**PROBLEM TO WORK ON:** Find all lines in the listing that include the word "chart", then copy them.

-- BEGIN --

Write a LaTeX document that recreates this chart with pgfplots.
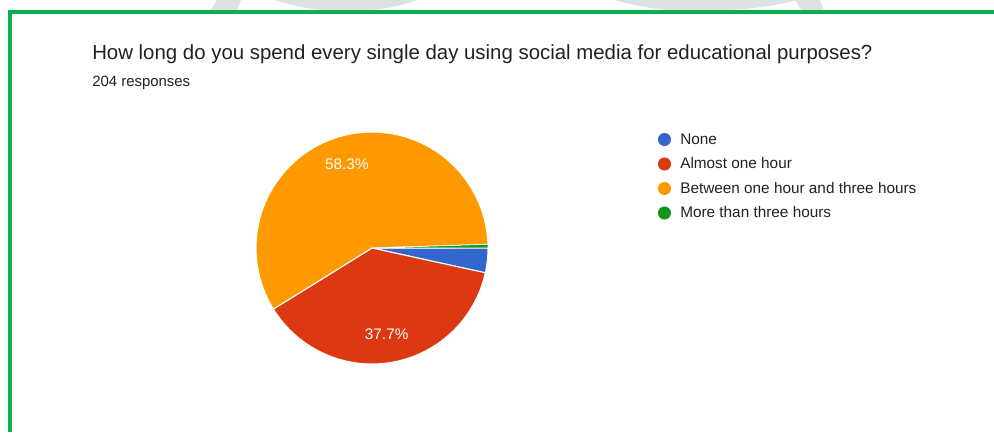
\documentclass[border=0pt]{standalone}
\usepackage{fontspec}
\setmainfont{Liberation Sans}
\usepackage{pgfplots}
\usepackage{pgfplotstable}
\pgfplotsset{compat=1.18}
\definecolor{gblue}{HTML}{3366CC}
\definecolor{gred}{HTML}{DC3912}
\definecolor{gorange}{HTML}{FF9900}
\definecolor{ggreen}{HTML}{109618}
\definecolor{framegreen}{HTML}{0BB04E}
\definecolor{wm}{HTML}{DCE1E5}
\definecolor{ttext}{HTML}{212121}
\definecolor{ltext}{HTML}{222222}

\pgfplotstableread{
label count
None 7
Almost 77
Between 119
More 1
}\piedata

\begin{document}
\begin{tikzpicture}
\pgfplotstablegetelem{0}{count}\of\piedata \pgfmathsetmacro\nA{\pgfplotsretval}
\pgfplotstablegetelem{1}{count}\of\piedata \pgfmathsetmacro\nB{\pgfplotsretval}
\pgfplotstablegetelem{2}{count}\of\piedata \pgfmathsetmacro\nC{\pgfplotsretval}
\pgfplotstablegetelem{3}{count}\of\piedata \pgfmathsetmacro\nD{\pgfplotsretval}
\pgfmathsetmacro\tot{\nA+\nB+\nC+\nD}
\pgfmathsetmacro\aA{0}
\pgfmathsetmacro\aB{\aA-360*(\nA/\tot)}
\pgfmathsetmacro\aC{\aB-360*(\nB/\tot)}
\pgfmathsetmacro\aD{\aC-360*(\nC/\tot)}
\pgfmathsetmacro\aE{\aD-360*(\nD/\tot)}
\def\cx{372}\def\cy{184}\def\rr{116}
\pgfmathsetmacro\mB{(\aB+\aC)/2}
\pgfmathsetmacro\mC{(\aC+\aD)/2}
\pgfmathsetmacro\lBx{\cx+0.75*\rr*cos(\mB)}
\pgfmathsetmacro\lBy{\cy+0.75*\rr*sin(\mB)}
\pgfmathsetmacro\lCx{\cx+0.75*\rr*cos(\mC)}
\pgfmathsetmacro\lCy{\cy+0.75*\rr*sin(\mC)}
\pgfmathsetmacro\pB{100*(\nB/\tot)}
\pgfmathsetmacro\pC{100*(\nC/\tot)}

\begin{axis}[at={(0,0)}, anchor=south west,
  width=745.5pt, height=324pt, scale only axis,
  xmin=0, xmax=994, ymin=0, ymax=432,
  hide axis, clip=false]
\coordinate (BL) at (axis cs:0,0);
\coordinate (TR) at (axis cs:994,432);

% watermark shapes above the frame
\fill[wm] (axis cs:217,432) -- (axis cs:241,432) -- (axis cs:237,421) -- (axis cs:210,421) -- cycle;
\fill[wm] (axis cs:275,432) .. controls (axis cs:300,424) and (axis cs:320,421) .. (axis cs:347,421)
  .. controls (axis cs:374,421) and (axis cs:395,424) .. (axis cs:418,432) -- cycle;
\fill[wm] (axis cs:614,432) .. controls (axis cs:645,424) and (axis cs:665,421) .. (axis cs:690,421)
  .. controls (axis cs:730,421) and (axis cs:770,424) .. (axis cs:797,432) -- cycle;
\fill[wm] (axis cs:795,432) -- (axis cs:820,432) -- (axis cs:824,421) -- (axis cs:802,421) -- cycle;

% frame
\draw[framegreen, line width=3pt] (axis cs:10,0) -- (axis cs:10,420) -- (axis cs:994,420);

% pie slices
\addplot[draw=white, line width=0.8pt, fill=gblue, domain=\aB:\aA, samples=20, variable=\t]
  ({\cx+\rr*cos(\t)},{\cy+\rr*sin(\t)}) -- (axis cs:\cx,\cy) -- cycle;
\addplot[draw=white, line width=0.8pt, fill=gred, domain=\aC:\aB, samples=80, variable=\t]
  ({\cx+\rr*cos(\t)},{\cy+\rr*sin(\t)}) -- (axis cs:\cx,\cy) -- cycle;
\addplot[draw=white, line width=0.8pt, fill=gorange, domain=\aD:\aC, samples=120, variable=\t]
  ({\cx+\rr*cos(\t)},{\cy+\rr*sin(\t)}) -- (axis cs:\cx,\cy) -- cycle;
\addplot[draw=white, line width=0.4pt, fill=ggreen, domain=\aE:\aD, samples=5, variable=\t]
  ({\cx+\rr*cos(\t)},{\cy+\rr*sin(\t)}) -- (axis cs:\cx,\cy) -- cycle;

% slice labels
\node[white, font=\fontsize{11.5pt}{13pt}\selectfont] at (axis cs:\lCx,\lCy)
  {\pgfmathprintnumber[fixed, precision=1, fixed zerofill, assume math mode=true]{\pC}\%};
\node[white, font=\fontsize{11.5pt}{13pt}\selectfont] at (axis cs:\lBx,\lBy)
  {\pgfmathprintnumber[fixed, precision=1, fixed zerofill, assume math mode=true]{\pB}\%};

% titles
\node[anchor=base west, inner sep=0pt, text=ttext, font=\fontsize{15.3pt}{18pt}\selectfont]
  at (axis cs:92,372.7) {How long do you spend every single day using social media for educational purposes?};
\node[anchor=base west, inner sep=0pt, text=ttext, font=\fontsize{11.2pt}{13pt}\selectfont]
  at (axis cs:92,345.3) {204 responses};

% legend
\fill[gblue] (axis cs:664.5,292.5) circle[radius=4.9pt];
\fill[gred] (axis cs:664.5,268) circle[radius=4.9pt];
\fill[gorange] (axis cs:664.5,243.5) circle[radius=4.9pt];
\fill[ggreen] (axis cs:664.5,219) circle[radius=4.9pt];
\node[anchor=base west, inner sep=0pt, text=ltext, font=\fontsize{11.5pt}{13pt}\selectfont]
  at (axis cs:680,287.9) {None};
\node[anchor=base west, inner sep=0pt, text=ltext, font=\fontsize{11.5pt}{13pt}\selectfont]
  at (axis cs:680,263.4) {Almost one hour};
\node[anchor=base west, inner sep=0pt, text=ltext, font=\fontsize{11.5pt}{13pt}\selectfont]
  at (axis cs:680,238.9) {Between one hour and three hours};
\node[anchor=base west, inner sep=0pt, text=ltext, font=\fontsize{11.5pt}{13pt}\selectfont]
  at (axis cs:680,214.4) {More than three hours};
\end{axis}
\pgfresetboundingbox
\path[use as bounding box] (BL) rectangle (TR);
\end{tikzpicture}
\end{document}
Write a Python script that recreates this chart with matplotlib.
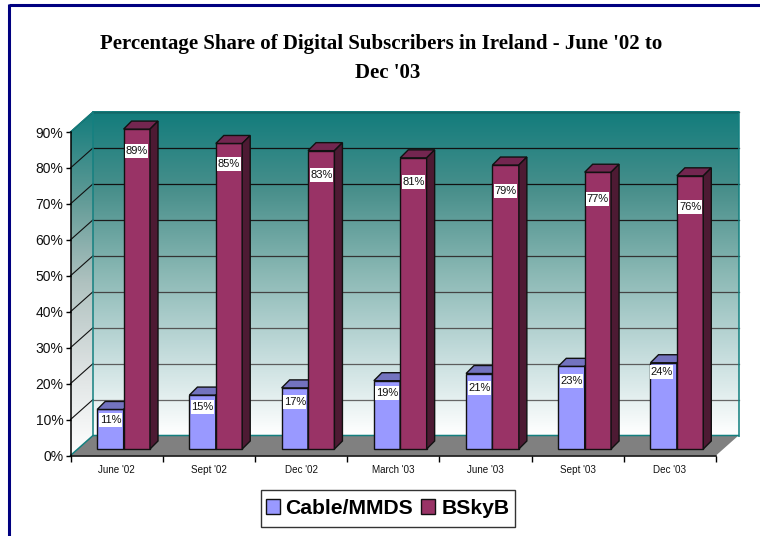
import matplotlib
matplotlib.use('Agg')
import matplotlib.pyplot as plt
import numpy as np
from matplotlib.colors import LinearSegmentedColormap
from matplotlib.lines import Line2D
from matplotlib.patches import Patch, Polygon, Rectangle
from matplotlib.path import Path

# values
months = ["June '02", "Sept '02", "Dec '02", "March '03", "June '03", "Sept '03", "Dec '03"]
cable = [11, 15, 17, 19, 21, 23, 24]
bskyb = [89, 85, 83, 81, 79, 77, 76]
ytick_vals = [0, 10, 20, 30, 40, 50, 60, 70, 80, 90]

W, H = 760, 536
fig = plt.figure(figsize=(W / 100, H / 100), dpi=100)
plt.rcParams['font.family'] = ['Liberation Sans', 'DejaVu Sans']

# axes covers the front plane of the 3D box
left, right, bot, top = 70.5, 716.0, 455.5, 132.0
ax = fig.add_axes([left / W, 1 - bot / H, (right - left) / W, (bot - top) / H])
ax.set_xlim(0, 7)
ax.set_ylim(0, 90)
px_x = (right - left) / 7
px_y = (bot - top) / 90

wall_dx = 22.5 / px_x
wall_dy = 20 / px_y
bar_w = 26.4 / px_x
off_x = 7 / px_x
off_y = 6.5 / px_y
dep_x = 8 / px_x
dep_y = 8 / px_y

wall_cmap = LinearSegmentedColormap.from_list('wall', ['#ffffff', '#c4dcdc', '#8ab8b4', '#4a908c', '#127c7c'])
side_cmap = LinearSegmentedColormap.from_list('side', ['#ffffff', '#dde2e2', '#b0c2c0', '#5f9a96', '#127c7c'])
grad = np.linspace(1, 0, 256).reshape(-1, 1)

# floor
ax.add_patch(Polygon([(0, 0), (7, 0), (7 + wall_dx, wall_dy), (wall_dx, wall_dy)],
                     fc='#808080', ec='none', clip_on=False, zorder=1))

# back wall
ax.imshow(grad, cmap=wall_cmap, aspect='auto', zorder=1, clip_on=False,
          extent=[wall_dx, 7 + wall_dx, wall_dy, 90 + wall_dy])

# side wall, gradient clipped to the slanted shape
side = Polygon([(0, 0), (wall_dx, wall_dy), (wall_dx, 90 + wall_dy), (0, 90)],
               fc='none', ec='none', transform=ax.transData)
ax.add_patch(side)
im = ax.imshow(grad, cmap=side_cmap, aspect='auto', zorder=1,
               extent=[0, wall_dx, 0, 90 + wall_dy])
im.set_clip_box(fig.bbox)
im.set_clip_path(side)
ax.set_xlim(0, 7)
ax.set_ylim(0, 90)

# gridlines on both walls, the back ones fade to grey further down
back_grey = ['#666666', '#5c5c5c', '#555555', '#444444', '#333333', '#1c1c1c', '#111111', '#111111', '#111111']
for v, c in zip(ytick_vals[1:], back_grey):
    ax.plot([0, wall_dx], [v, v + wall_dy], color='#111111', lw=0.8, clip_on=False, zorder=2)
    ax.plot([wall_dx, 7 + wall_dx], [v + wall_dy, v + wall_dy], color=c, lw=0.9, clip_on=False, zorder=2)

# teal wall outline
teal = '#148080'
ax.plot([0, wall_dx, wall_dx], [90, 90 + wall_dy, wall_dy], color=teal, lw=1.1, clip_on=False, zorder=2)
ax.plot([wall_dx, 7 + wall_dx, 7 + wall_dx], [90 + wall_dy, 90 + wall_dy, wall_dy], color=teal, lw=1.4,
        alpha=0.8, clip_on=False, zorder=2)
ax.plot([0, wall_dx, 7 + wall_dx], [0, wall_dy, wall_dy], color=teal, lw=1.1, clip_on=False, zorder=2)


def label_box(x0, y0, w, h, mutation_size):
    # white box hugging the text sideways but taller than it, as in the original
    x0 -= 0.5
    x1 = x0 + w + 1
    y0 -= 2
    y1 = y0 + h + 4
    return Path([(x0, y0), (x1, y0), (x1, y1), (x0, y1), (x0, y0)], closed=True)


def bar3d(x0, val, front, topc, sidec, z):
    y0 = off_y
    y1 = off_y + val
    x1 = x0 + bar_w
    ax.bar(x0, val, width=bar_w, bottom=y0, align='edge', color=front, edgecolor='#111111', lw=1.0,
           zorder=z, clip_on=False)
    ax.add_patch(Polygon([(x0, y1), (x1, y1), (x1 + dep_x, y1 + dep_y), (x0 + dep_x, y1 + dep_y)],
                         fc=topc, ec='#111111', lw=1.0, clip_on=False, zorder=z))
    ax.add_patch(Polygon([(x1, y0), (x1 + dep_x, y0 + dep_y), (x1 + dep_x, y1 + dep_y), (x1, y1)],
                         fc=sidec, ec='#111111', lw=1.0, clip_on=False, zorder=z))


drop_cable = [11, 12, 14, 12, 14, 15, 9]
drop_bskyb = [22, 21, 24, 24, 26, 27, 31]
nudge_cable = [0, 0, 0, 0, 0, 0, -2]
for i in range(len(months)):
    xc = i + 0.5 + off_x
    bar3d(xc - bar_w, cable[i], '#9999ff', '#7373bf', '#4d4d80', 3 + i * 2)
    bar3d(xc, bskyb[i], '#993366', '#732650', '#4d1a33', 4 + i * 2)
    ax.annotate('%d%%' % cable[i], (xc - bar_w / 2, cable[i] + off_y), xytext=(nudge_cable[i], -drop_cable[i]),
                textcoords='offset pixels', ha='center', va='center', fontsize=8, color='#111111', zorder=30,
                annotation_clip=False, bbox=dict(fc='white', ec='none', boxstyle=label_box))
    ax.annotate('%d%%' % bskyb[i], (xc + bar_w / 2, bskyb[i] + off_y), xytext=(0, -drop_bskyb[i]),
                textcoords='offset pixels', ha='center', va='center', fontsize=8, color='#111111', zorder=30,
                annotation_clip=False, bbox=dict(fc='white', ec='none', boxstyle=label_box))

# axes
for s in ('top', 'right'):
    ax.spines[s].set_visible(False)
for s in ('left', 'bottom'):
    ax.spines[s].set_linewidth(1.1)
    ax.spines[s].set_zorder(20)
ax.set_yticks(ytick_vals)
ax.set_yticklabels(['%d%%' % v for v in ytick_vals], fontsize=10, color='#111111')
ax.tick_params(axis='y', length=3.5, width=1, pad=1.5)
ax.set_xticks(range(8))
ax.set_xticklabels([])
ax.set_xticks(np.arange(7) + 0.5, minor=True)
ax.set_xticklabels(months, minor=True, fontsize=7.1, color='#111111')
ax.tick_params(axis='x', which='major', length=4, width=1)
ax.tick_params(axis='x', which='minor', length=0, pad=6.5)

fig.text(381.5 / W, 1 - 44.5 / H, "Percentage Share of Digital Subscribers in Ireland - June '02 to",
         family='Liberation Serif', weight='bold', fontsize=15, ha='center', va='center')
fig.text(388 / W, 1 - 73.5 / H, "Dec '03", family='Liberation Serif', weight='bold', fontsize=15,
         ha='center', va='center')

# legend box drawn separately, its padding differs sideways and up/down
fig.add_artist(Rectangle((260.5 / W, 1 - 527 / H), 254 / W, 37 / H, transform=fig.transFigure,
                         fc='white', ec='#333333', lw=1))
handles = [Patch(fc='#9999ff', ec='#111111', lw=1), Patch(fc='#993366', ec='#111111', lw=1)]
fig.legend(handles, ['Cable/MMDS', 'BSkyB'], ncol=2, loc='center', bbox_to_anchor=(387.5 / W, 1 - 508.5 / H),
           frameon=False, prop=dict(weight='bold', size=15.2), handlelength=0.66, handleheight=0.66,
           handletextpad=0.28, columnspacing=0.38, borderpad=0, borderaxespad=0)

# navy frame, top and left only reach the picture edge
navy = '#000080'
fig.add_artist(Line2D([8.5 / W, 1], [1 - 5 / H, 1 - 5 / H], color=navy, lw=2.2, solid_capstyle='butt'))
fig.add_artist(Line2D([8.5 / W, 8.5 / W], [1 - 4 / H, 0], color=navy, lw=2.2, solid_capstyle='butt'))

fig.savefig('out.png', dpi=100)
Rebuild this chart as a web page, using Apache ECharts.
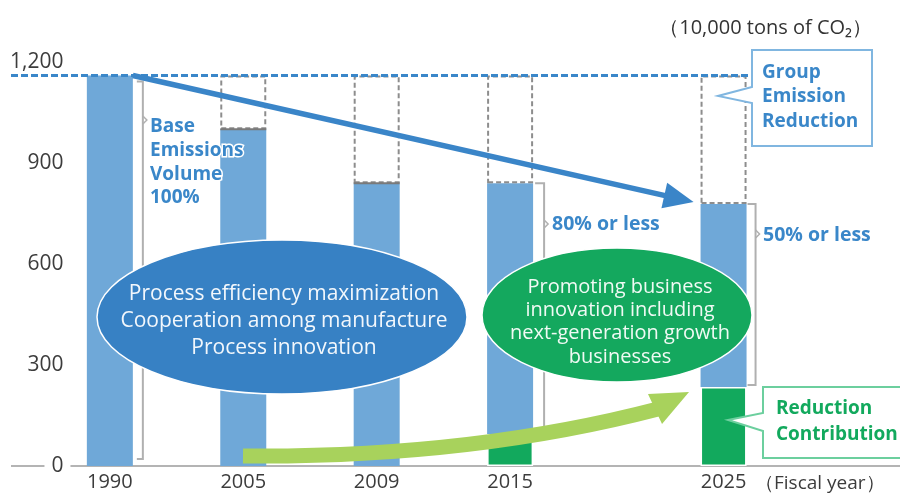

-- END --

**RESPONSE TO THE TASK:**
Write a LaTeX document that recreates this chart with pgfplots.
Write a Python script that recreates this chart with matplotlib.
Rebuild this chart as a web page, using Apache ECharts.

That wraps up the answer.